Well, if I may briefly summarize what the sentiment appears to be on this thread:
1700 is not a good, or remotely competitive score, and neither is 1940.
A showing in the 2100+ range may get an applicant a read, or it may not. Even with two scores above that mark, a read is likely to be perfunctory.
Chances are about 0.1% right now, but it might be worth applying with a higher score, despite #2.
Thanks for the advice, everyone. Hopefully Yale sees something special in this applicant, but if they don’t my (admittedly biased) view is that it’ll be their loss.
This highlights for me the cruelty of boiling down applicants to a single number. Having seen what my friend’s gone through in preparation for his third SAT, I can really appreciate not having to take the test again.
I disagree with everything everyone says. But, our opinions don’t really matter, do they? I’m in a similar boat as your friend and will be applying to near equal if not equal caliber schools anyway. Yes, I will probably get rejected, and there’s a 93% chance your friend will too- but that shouldn’t stop him from trying!
The cruel reality is that schools like Yale look for “perfect” accadimics first (go and look at the kids who posted their results in the past if you doubt me) before looking at anything else…and they can afford to do that!

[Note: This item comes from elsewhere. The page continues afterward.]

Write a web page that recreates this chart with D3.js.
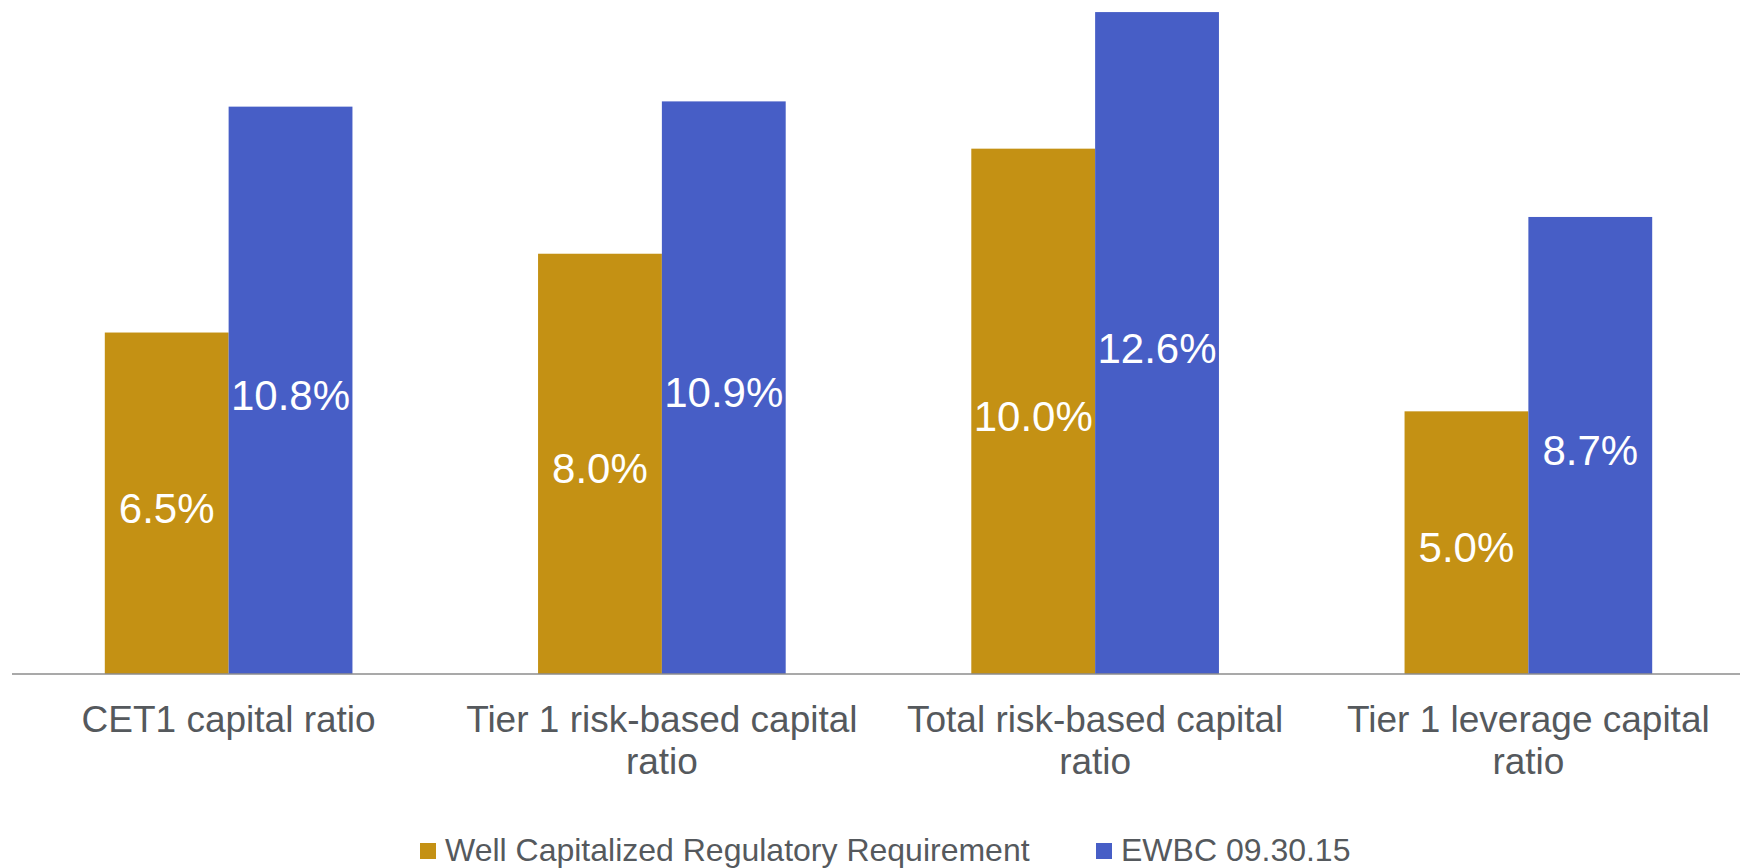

I am not just saying that as I had experienced that through my own kid this last year! I did not wish to become personal in my previous posts here, but since you are in denial I let you know that my daughter had a 2370 score in her first attempt (and other almost perfect stats and ECs good enough for which she got 15k private award) and still was rejected by this same school! So go figure!
If his SAT do improve he would be better off applying to schools that superscore. Cornell admissions officer told the audience that the supercores are transposed onto a cover sheet and the person reading your application doesn’t even see your other scores.